Now some background on Sporto. Our families are friends, best friends. We pretty much know each others baggage going into this. I know he's got two kids, I have none. I have two dogs. I know he's been in trouble. I have not. And we're both living at home due to recent divorce issues.

I fly back to town, get to the bar and sure enough. He's there. I'm in shock. Now I'm getting these I can't believe he finally called me moments. You know the moments where you just stare and shut up because you can't find the words. I mean I'm usually quick witted but not with him.
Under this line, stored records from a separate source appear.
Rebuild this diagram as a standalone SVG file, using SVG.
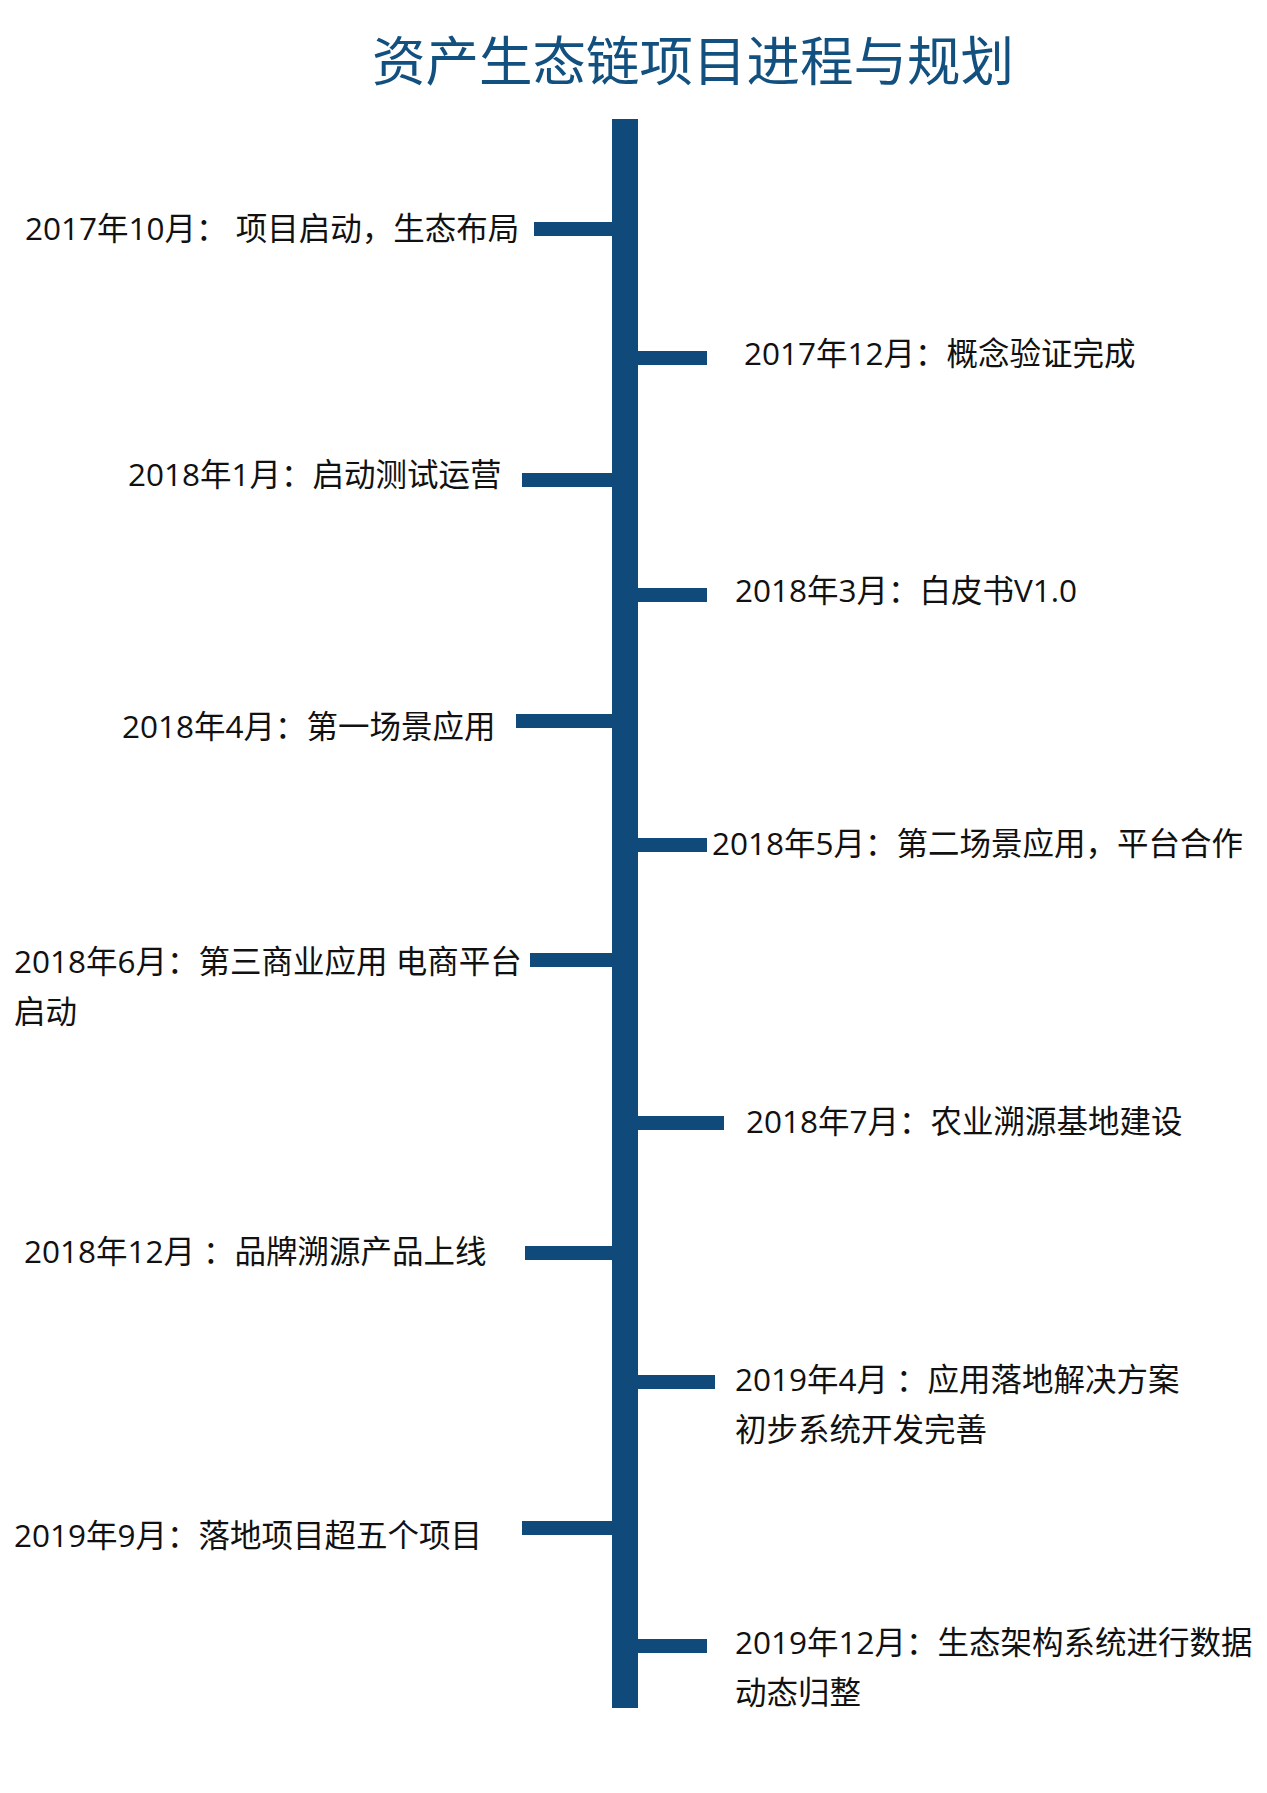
<svg xmlns="http://www.w3.org/2000/svg" width="1267" height="1793" viewBox="0 0 1267 1793">
<style>
.t{font-family:"Open Sans","Noto Sans CJK SC",sans-serif;font-size:31.5px;fill:#111}
.title{font-family:"Noto Sans CJK SC",sans-serif;font-size:53.5px;fill:#12507f}
.ln{fill:#0f4a7a}
</style>
<rect width="1267" height="1793" fill="#fff"/>
<g id="title"><text class="title" x="372" y="81">资产生态链项目进程与规划</text></g>
<g id="connectors">
<rect class="ln" x="612" y="119" width="26" height="1589"/>
<rect class="ln" x="534" y="222" width="78" height="14"/>
<rect class="ln" x="638" y="351" width="69" height="14"/>
<rect class="ln" x="522" y="473" width="90" height="14"/>
<rect class="ln" x="638" y="588" width="69" height="14"/>
<rect class="ln" x="516" y="714" width="96" height="14"/>
<rect class="ln" x="638" y="838" width="69" height="14"/>
<rect class="ln" x="530" y="953" width="82" height="14"/>
<rect class="ln" x="638" y="1116" width="86" height="14"/>
<rect class="ln" x="525" y="1246" width="87" height="14"/>
<rect class="ln" x="638" y="1375" width="77" height="14"/>
<rect class="ln" x="522" y="1521" width="90" height="14"/>
<rect class="ln" x="638" y="1639" width="69" height="14"/>
</g>
<g id="n1"><text class="t" x="25" y="240">2017年10月： 项目启动，生态布局</text></g>
<g id="n2"><text class="t" x="744" y="365">2017年12月：概念验证完成</text></g>
<g id="n3"><text class="t" x="128" y="486">2018年1月：启动测试运营</text></g>
<g id="n4"><text class="t" x="735" y="602">2018年3月：白皮书V1.0</text></g>
<g id="n5"><text class="t" x="122" y="738">2018年4月：第一场景应用</text></g>
<g id="n6"><text class="t" x="712" y="855">2018年5月：第二场景应用，平台合作</text></g>
<g id="n7"><text class="t" x="14" y="973">2018年6月：第三商业应用 电商平台</text><text class="t" x="14" y="1023">启动</text></g>
<g id="n8"><text class="t" x="746" y="1133">2018年7月：农业溯源基地建设</text></g>
<g id="n9"><text class="t" x="24" y="1263">2018年12月<tspan dx="8">：品牌溯源产品上线</tspan></text></g>
<g id="n10"><text class="t" x="735" y="1391">2019年4月<tspan dx="8">：应用落地解决方案</tspan></text><text class="t" x="735" y="1441">初步系统开发完善</text></g>
<g id="n11"><text class="t" x="14" y="1547">2019年9月：落地项目超五个项目</text></g>
<g id="n12"><text class="t" x="735" y="1654">2019年12月：生态架构系统进行数据</text><text class="t" x="735" y="1704">动态归整</text></g>
</svg>
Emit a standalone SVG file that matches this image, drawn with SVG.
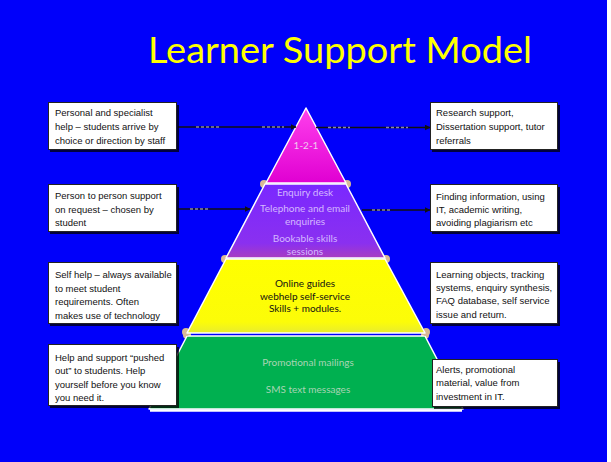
<svg xmlns="http://www.w3.org/2000/svg" width="611" height="462" viewBox="0 0 611 462">
<defs>
<linearGradient id="gPink" x1="0" y1="0" x2="0" y2="1"><stop offset="0" stop-color="#FF40EC"/><stop offset="1" stop-color="#E000D2"/></linearGradient>
<linearGradient id="gPurple" x1="0" y1="0" x2="0" y2="1"><stop offset="0" stop-color="#7A28FF"/><stop offset="0.8" stop-color="#8A30F0"/><stop offset="1" stop-color="#A83CC0"/></linearGradient>
<linearGradient id="gYellow" x1="0" y1="0" x2="0" y2="1"><stop offset="0" stop-color="#FFFF00"/><stop offset="0.85" stop-color="#FCFC08"/><stop offset="1" stop-color="#E8EC30"/></linearGradient>
<marker id="arr" viewBox="0 0 10 10" refX="9" refY="5" markerWidth="6" markerHeight="6" orient="auto" markerUnits="userSpaceOnUse"><path d="M0,0 L10,5 L0,10 z" fill="#111"/></marker>
</defs>
<style>
.box{fill:#fff;stroke:#222;stroke-width:1}
.shadow{fill:#000;opacity:0.75}
.bt{font-family:"Liberation Sans",Arial,sans-serif;font-size:9.5px;fill:#111}
.layer{stroke:#fff;stroke-width:1.5;stroke-linejoin:round}
.pt{font-family:Lato,"Liberation Sans",Arial,sans-serif;font-size:10px;text-anchor:middle}
.blob{fill:#D9B996}
.con{stroke:#111;stroke-width:1.6;fill:none}
.dash{stroke:#8A8A9A;stroke-width:1.6;stroke-dasharray:3 2;fill:none}
</style>
<rect x="0" y="0" width="611" height="462" fill="#fff"/>
<rect x="0" y="0" width="607" height="462" fill="#0000FA"/>
<text x="340" y="63" font-family="Lato, Liberation Sans, Arial, sans-serif" font-size="37" fill="#FFFF00" text-anchor="middle" textLength="384" lengthAdjust="spacingAndGlyphs">Learner Support Model</text>

<g id="pyramid">
<g id="layer-green">
<ellipse class="blob" cx="187" cy="335" rx="4" ry="4"/>
<ellipse class="blob" cx="425" cy="335" rx="4" ry="4"/>
<path class="layer" d="M187,336 L425,336 L463,409 L149,409 Z" fill="#00B050"/>
<line x1="150" y1="410.5" x2="462" y2="410.5" stroke="#fff" stroke-width="2.5"/>
<text class="pt" x="308" y="366" fill="#A8D4B4">Promotional mailings</text>
<text class="pt" x="308" y="393" fill="#A8D4B4">SMS text messages</text>
</g>
<g id="layer-yellow">
<ellipse class="blob" cx="225" cy="259" rx="4" ry="4"/>
<ellipse class="blob" cx="386" cy="259" rx="4" ry="4"/>
<ellipse class="blob" cx="186" cy="332" rx="4" ry="4"/>
<ellipse class="blob" cx="426" cy="332" rx="4" ry="4"/>
<path class="layer" d="M226,259 L385,259 L425,333 L187,333 Z" fill="url(#gYellow)"/>
<text class="pt" x="305" y="287" fill="#111">Online guides</text>
<text class="pt" x="305" y="300" fill="#111">webhelp self-service</text>
<text class="pt" x="305" y="312" fill="#111">Skills + modules.</text>
</g>
<g id="layer-purple">
<ellipse class="blob" cx="264" cy="184" rx="4" ry="4"/>
<ellipse class="blob" cx="347" cy="184" rx="4" ry="4"/>
<path class="layer" d="M265,184 L346,184 L385,258 L226,258 Z" fill="url(#gPurple)"/>
<text class="pt" x="305" y="196" fill="#D4B8FF">Enquiry desk</text>
<text class="pt" x="305" y="212" fill="#D4B8FF">Telephone and email</text>
<text class="pt" x="305" y="225" fill="#D4B8FF">enquiries</text>
<text class="pt" x="305" y="242" fill="#D4B8FF">Bookable skills</text>
<text class="pt" x="305" y="255" fill="#D4B8FF">sessions</text>
</g>
<g id="layer-pink">
<path class="layer" d="M306,108 L346,183 L266,183 Z" fill="url(#gPink)"/>
<text class="pt" x="306" y="149" fill="#F0C8F0">1-2-1</text>
</g>
</g>

<g id="connectors">
<line class="con" x1="178" y1="127" x2="296" y2="127" marker-end="url(#arr)"/>
<line class="dash" x1="196" y1="127" x2="220" y2="127"/>
<line class="dash" x1="262" y1="127" x2="284" y2="127"/>
<line class="con" x1="316" y1="127.5" x2="430" y2="127.5" marker-end="url(#arr)"/>
<line class="dash" x1="328" y1="127.5" x2="350" y2="127.5"/>
<line class="dash" x1="386" y1="127.5" x2="408" y2="127.5"/>
<line class="con" x1="178" y1="209" x2="250" y2="209" marker-end="url(#arr)"/>
<line class="dash" x1="190" y1="209" x2="210" y2="209"/>
<line class="con" x1="362" y1="210" x2="430" y2="210" marker-end="url(#arr)"/>
<line class="dash" x1="372" y1="210" x2="392" y2="210"/>
</g>

<g id="box-l1">
<rect class="shadow" x="50" y="105" width="129" height="47"/>
<rect class="box" x="48.5" y="102.5" width="128" height="47"/>
<text class="bt" x="55" y="116">Personal and specialist</text>
<text class="bt" x="55" y="130">help – students arrive by</text>
<text class="bt" x="55" y="144">choice or direction by staff</text>
</g>
<g id="box-r1">
<rect class="shadow" x="432" y="105" width="128" height="47"/>
<rect class="box" x="430.5" y="102.5" width="127" height="47"/>
<text class="bt" x="436" y="116">Research support,</text>
<text class="bt" x="436" y="130">Dissertation support, tutor</text>
<text class="bt" x="436" y="144">referrals</text>
</g>
<g id="box-l2">
<rect class="shadow" x="50" y="187" width="129" height="47"/>
<rect class="box" x="48.5" y="184.5" width="128" height="47"/>
<text class="bt" x="55" y="199">Person to person support</text>
<text class="bt" x="55" y="213">on request – chosen by</text>
<text class="bt" x="55" y="226">student</text>
</g>
<g id="box-r2">
<rect class="shadow" x="432" y="187" width="128" height="47"/>
<rect class="box" x="430.5" y="184.5" width="127" height="47"/>
<text class="bt" x="436" y="200">Finding information, using</text>
<text class="bt" x="436" y="213">IT, academic writing,</text>
<text class="bt" x="436" y="226">avoiding plagiarism etc</text>
</g>
<g id="box-l3">
<rect class="shadow" x="50" y="265" width="129" height="61"/>
<rect class="box" x="48.5" y="262.5" width="128" height="61"/>
<text class="bt" x="55" y="278">Self help – always available</text>
<text class="bt" x="55" y="292">to meet student</text>
<text class="bt" x="55" y="305">requirements. Often</text>
<text class="bt" x="55" y="319">makes use of technology</text>
</g>
<g id="box-r3">
<rect class="shadow" x="432" y="265" width="128" height="61"/>
<rect class="box" x="430.5" y="262.5" width="127" height="61"/>
<text class="bt" x="436" y="278">Learning objects, tracking</text>
<text class="bt" x="436" y="291">systems, enquiry synthesis,</text>
<text class="bt" x="436" y="304">FAQ database, self service</text>
<text class="bt" x="436" y="318">issue and return.</text>
</g>
<g id="box-l4">
<rect class="shadow" x="50" y="347" width="129" height="61"/>
<rect class="box" x="48.5" y="344.5" width="128" height="61"/>
<text class="bt" x="55" y="361">Help and support “pushed</text>
<text class="bt" x="55" y="374">out” to students. Help</text>
<text class="bt" x="55" y="388">yourself before you know</text>
<text class="bt" x="55" y="401">you need it.</text>
</g>
<g id="box-r4">
<rect class="shadow" x="434" y="362" width="126" height="47"/>
<rect class="box" x="432.5" y="359.5" width="125" height="47"/>
<text class="bt" x="436" y="373">Alerts, promotional</text>
<text class="bt" x="436" y="386">material, value from</text>
<text class="bt" x="436" y="400">investment in IT.</text>
</g>
</svg>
Now, knowing I have to be up at 5AM to make my trip, we decided to go to a few bars to talk. We run into his dad who was so thrilled he left us money at one bar when we got there. And at that bar was the same bartender who was there a few weeks before when I asked about him. mmm...

So now we're drinking, talking -- he tells me he's had my number for weeks and just now made the call. I'm thinking if you would have called me when you got my number that would have eliminated a few mistakes I made the week before. (More on that later)...

Its almost bar close, I know I have to leave and now Sporto want to go with me to my meeting. I'm like I can't take you. As much as I would LOVE to, I can't. Then he looks at me and says I just wanna kiss you now. And I'm dying on all levels.

To make a long story short..after a short make out session. I'm on my way home not knowing what to think because I have to be up in like 180 min and I've have WAY to much to drink. But I'm also flying high on Sporto.

Its been over three months. Sporto and I are still together. Harley is gone, but we still talk. And we talk more now because he wants me back. Its cute but I just don't know.

I promise I'll fill in the blanks even more. Because I do have interesting stories to tell since Sporto is here.